* TASK INPUT
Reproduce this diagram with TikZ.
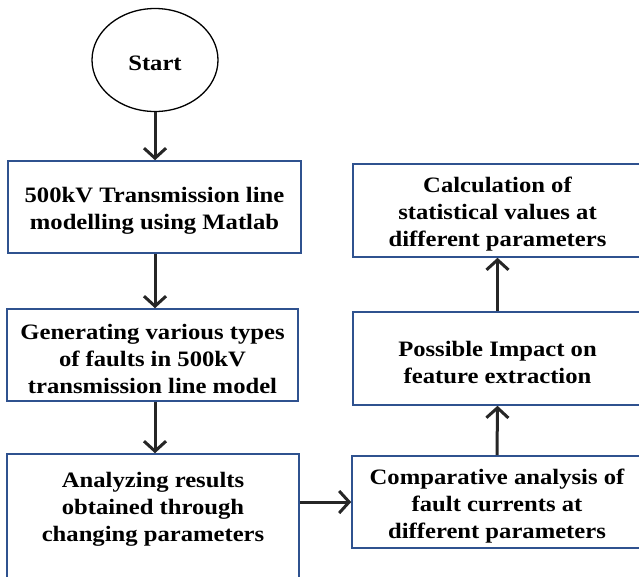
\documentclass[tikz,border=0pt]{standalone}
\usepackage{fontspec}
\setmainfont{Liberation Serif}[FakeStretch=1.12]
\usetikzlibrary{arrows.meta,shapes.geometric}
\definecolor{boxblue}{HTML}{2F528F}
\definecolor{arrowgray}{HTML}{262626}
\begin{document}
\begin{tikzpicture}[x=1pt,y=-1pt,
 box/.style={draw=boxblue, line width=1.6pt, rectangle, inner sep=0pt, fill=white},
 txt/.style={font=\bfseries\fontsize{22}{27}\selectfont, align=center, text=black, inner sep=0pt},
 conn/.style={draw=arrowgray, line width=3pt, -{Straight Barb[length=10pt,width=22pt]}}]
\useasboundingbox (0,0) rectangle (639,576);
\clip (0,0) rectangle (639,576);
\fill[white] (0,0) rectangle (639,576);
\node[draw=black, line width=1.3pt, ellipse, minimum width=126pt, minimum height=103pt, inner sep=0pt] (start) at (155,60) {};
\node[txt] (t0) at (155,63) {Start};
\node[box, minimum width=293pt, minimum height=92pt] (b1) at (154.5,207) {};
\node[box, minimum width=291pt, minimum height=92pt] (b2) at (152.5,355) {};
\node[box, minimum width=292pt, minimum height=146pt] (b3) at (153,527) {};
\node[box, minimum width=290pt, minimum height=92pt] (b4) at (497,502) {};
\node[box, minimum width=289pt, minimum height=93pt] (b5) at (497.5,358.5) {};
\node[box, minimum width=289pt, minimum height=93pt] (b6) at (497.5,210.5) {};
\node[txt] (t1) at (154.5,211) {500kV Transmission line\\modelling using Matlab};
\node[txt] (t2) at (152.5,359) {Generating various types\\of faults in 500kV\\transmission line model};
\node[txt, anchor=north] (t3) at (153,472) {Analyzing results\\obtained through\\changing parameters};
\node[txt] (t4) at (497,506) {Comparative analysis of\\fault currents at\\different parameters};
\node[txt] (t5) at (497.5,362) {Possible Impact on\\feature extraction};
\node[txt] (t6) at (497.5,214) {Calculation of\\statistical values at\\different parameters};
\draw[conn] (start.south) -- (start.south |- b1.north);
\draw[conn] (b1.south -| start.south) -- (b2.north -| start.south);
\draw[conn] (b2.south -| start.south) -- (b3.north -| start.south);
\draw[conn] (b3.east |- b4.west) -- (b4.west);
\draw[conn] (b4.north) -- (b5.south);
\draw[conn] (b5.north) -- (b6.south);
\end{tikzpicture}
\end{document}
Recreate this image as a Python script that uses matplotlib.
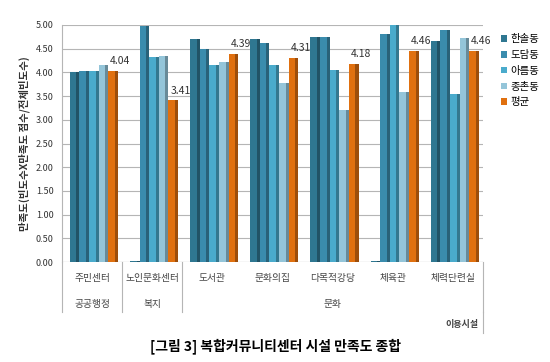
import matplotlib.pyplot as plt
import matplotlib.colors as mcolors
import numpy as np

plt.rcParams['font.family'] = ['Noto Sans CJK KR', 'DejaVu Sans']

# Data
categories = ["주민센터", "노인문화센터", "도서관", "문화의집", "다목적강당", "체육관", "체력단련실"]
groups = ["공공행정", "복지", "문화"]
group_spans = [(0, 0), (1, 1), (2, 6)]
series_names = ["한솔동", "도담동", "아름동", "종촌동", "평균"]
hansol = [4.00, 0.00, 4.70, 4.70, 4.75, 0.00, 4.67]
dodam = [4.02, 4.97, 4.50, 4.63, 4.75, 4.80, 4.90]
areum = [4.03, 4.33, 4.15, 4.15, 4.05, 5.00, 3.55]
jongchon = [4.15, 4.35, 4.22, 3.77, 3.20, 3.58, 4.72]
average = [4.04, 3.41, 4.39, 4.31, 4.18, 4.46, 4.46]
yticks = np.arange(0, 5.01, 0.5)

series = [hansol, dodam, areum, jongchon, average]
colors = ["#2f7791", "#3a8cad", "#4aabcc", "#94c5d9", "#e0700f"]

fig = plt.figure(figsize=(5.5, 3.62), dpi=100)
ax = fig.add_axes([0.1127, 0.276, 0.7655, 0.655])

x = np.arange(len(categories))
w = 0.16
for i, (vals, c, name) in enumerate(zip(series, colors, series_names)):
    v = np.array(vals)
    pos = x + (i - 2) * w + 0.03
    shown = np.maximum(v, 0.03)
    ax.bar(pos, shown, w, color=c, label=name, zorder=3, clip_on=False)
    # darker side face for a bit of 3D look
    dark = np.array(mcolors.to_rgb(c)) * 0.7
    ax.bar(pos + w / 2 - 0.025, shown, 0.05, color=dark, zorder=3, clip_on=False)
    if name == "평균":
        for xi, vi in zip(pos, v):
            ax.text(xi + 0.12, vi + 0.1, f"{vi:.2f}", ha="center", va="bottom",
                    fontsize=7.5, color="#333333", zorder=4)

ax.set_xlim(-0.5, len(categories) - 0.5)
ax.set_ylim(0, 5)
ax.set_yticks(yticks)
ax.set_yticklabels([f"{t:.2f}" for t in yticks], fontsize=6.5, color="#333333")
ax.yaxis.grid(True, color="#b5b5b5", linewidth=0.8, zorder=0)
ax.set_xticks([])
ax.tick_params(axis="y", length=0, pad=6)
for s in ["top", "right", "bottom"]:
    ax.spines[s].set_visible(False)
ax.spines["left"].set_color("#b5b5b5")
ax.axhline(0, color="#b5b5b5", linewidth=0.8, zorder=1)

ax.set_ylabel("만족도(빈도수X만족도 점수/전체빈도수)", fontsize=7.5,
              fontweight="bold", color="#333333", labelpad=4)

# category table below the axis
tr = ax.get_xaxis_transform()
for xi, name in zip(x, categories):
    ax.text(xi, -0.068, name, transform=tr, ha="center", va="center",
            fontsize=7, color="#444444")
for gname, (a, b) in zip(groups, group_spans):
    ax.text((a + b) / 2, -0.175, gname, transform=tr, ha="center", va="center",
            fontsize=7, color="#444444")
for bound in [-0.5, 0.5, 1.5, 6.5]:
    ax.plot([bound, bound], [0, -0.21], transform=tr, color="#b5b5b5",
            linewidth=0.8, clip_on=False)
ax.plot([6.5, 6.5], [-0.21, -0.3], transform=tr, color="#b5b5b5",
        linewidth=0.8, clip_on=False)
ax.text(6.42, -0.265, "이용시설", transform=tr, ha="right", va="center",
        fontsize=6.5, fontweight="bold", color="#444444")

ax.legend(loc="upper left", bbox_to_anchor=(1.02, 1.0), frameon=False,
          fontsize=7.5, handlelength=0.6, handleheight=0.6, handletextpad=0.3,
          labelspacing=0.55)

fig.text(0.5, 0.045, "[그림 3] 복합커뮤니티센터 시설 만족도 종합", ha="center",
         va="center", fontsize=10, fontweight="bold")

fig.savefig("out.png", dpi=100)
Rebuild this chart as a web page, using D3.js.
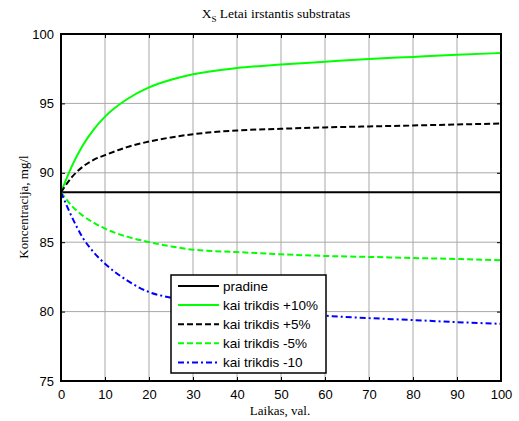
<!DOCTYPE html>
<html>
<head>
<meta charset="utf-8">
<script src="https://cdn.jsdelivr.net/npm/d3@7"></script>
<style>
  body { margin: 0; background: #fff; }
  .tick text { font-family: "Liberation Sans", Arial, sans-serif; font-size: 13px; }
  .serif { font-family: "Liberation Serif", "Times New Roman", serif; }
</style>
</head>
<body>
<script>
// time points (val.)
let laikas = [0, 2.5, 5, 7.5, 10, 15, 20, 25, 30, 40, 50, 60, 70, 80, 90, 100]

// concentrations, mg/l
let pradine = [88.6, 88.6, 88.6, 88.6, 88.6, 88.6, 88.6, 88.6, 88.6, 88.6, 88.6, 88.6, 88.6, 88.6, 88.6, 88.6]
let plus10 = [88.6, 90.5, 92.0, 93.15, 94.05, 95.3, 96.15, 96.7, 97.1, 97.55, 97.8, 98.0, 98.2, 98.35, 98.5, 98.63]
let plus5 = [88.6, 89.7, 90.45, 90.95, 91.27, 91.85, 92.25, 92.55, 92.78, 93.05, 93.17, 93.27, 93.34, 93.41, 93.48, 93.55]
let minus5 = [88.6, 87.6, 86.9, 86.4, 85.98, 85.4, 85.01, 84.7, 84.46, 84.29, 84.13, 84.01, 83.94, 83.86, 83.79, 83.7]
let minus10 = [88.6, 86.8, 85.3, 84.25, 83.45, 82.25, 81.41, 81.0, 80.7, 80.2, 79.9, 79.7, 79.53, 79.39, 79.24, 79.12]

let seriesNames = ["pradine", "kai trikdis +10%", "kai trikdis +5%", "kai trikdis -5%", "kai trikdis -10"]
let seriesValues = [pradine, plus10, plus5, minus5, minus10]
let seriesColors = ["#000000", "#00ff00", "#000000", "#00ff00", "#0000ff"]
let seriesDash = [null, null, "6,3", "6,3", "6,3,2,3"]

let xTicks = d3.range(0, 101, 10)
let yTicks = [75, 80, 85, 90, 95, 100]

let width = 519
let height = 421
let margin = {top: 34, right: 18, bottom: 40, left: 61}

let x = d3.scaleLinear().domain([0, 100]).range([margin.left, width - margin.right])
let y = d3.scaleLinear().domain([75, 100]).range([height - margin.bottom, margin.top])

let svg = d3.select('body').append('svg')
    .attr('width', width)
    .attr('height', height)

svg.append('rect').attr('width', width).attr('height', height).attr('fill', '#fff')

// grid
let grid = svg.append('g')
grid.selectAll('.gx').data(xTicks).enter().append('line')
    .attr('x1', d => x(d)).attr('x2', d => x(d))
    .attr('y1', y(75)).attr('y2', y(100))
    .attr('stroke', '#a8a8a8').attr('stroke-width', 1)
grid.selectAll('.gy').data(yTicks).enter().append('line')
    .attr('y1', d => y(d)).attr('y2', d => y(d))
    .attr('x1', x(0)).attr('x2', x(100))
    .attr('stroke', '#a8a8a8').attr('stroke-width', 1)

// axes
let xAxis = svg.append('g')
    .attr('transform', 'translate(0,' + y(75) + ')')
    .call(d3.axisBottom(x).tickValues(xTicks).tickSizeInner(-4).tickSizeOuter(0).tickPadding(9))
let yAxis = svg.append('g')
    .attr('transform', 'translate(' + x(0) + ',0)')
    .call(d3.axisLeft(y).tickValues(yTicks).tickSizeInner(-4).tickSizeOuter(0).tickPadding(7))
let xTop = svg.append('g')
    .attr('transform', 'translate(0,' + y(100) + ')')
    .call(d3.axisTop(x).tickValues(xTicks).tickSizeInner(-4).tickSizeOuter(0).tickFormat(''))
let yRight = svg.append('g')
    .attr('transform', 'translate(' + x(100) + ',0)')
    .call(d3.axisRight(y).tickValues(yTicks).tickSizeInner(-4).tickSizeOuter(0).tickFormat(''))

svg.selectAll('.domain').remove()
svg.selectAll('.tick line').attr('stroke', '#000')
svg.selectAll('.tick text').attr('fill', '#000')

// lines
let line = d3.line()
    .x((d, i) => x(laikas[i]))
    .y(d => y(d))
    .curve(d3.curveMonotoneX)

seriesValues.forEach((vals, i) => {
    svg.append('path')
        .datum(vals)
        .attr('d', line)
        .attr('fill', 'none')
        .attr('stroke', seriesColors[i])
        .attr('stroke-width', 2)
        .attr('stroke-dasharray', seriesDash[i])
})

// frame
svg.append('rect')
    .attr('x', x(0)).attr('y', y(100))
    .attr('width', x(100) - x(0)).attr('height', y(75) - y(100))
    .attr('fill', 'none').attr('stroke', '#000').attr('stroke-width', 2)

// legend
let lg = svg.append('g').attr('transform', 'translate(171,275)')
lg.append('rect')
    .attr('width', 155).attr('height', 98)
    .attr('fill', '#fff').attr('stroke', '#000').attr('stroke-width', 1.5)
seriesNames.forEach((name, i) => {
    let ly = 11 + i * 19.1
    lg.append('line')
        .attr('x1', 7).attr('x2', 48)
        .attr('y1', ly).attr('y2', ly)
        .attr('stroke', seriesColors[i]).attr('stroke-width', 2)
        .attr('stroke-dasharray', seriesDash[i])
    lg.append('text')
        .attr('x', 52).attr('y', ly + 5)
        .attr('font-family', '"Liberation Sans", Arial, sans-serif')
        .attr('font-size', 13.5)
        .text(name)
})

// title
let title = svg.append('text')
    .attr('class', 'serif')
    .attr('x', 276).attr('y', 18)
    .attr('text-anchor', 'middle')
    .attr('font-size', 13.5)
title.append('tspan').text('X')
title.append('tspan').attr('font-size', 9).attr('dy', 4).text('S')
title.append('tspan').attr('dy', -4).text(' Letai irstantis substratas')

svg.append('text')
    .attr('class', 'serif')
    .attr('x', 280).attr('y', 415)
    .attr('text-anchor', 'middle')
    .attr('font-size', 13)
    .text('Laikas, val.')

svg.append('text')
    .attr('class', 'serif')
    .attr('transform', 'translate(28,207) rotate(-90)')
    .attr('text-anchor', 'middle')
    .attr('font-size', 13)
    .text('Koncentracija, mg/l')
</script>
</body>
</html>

* WHAT IS EXPECTED
What's needed is an exact copy of the lines above from the one with "Recreate this image" through the one with "plt.rcParams['font.family'] = ['Noto", both included; the pictures stay out.

* THE RESULT
Recreate this image as a Python script that uses matplotlib.
import matplotlib.pyplot as plt
import matplotlib.colors as mcolors
import numpy as np

plt.rcParams['font.family'] = ['Noto Sans CJK KR', 'DejaVu Sans']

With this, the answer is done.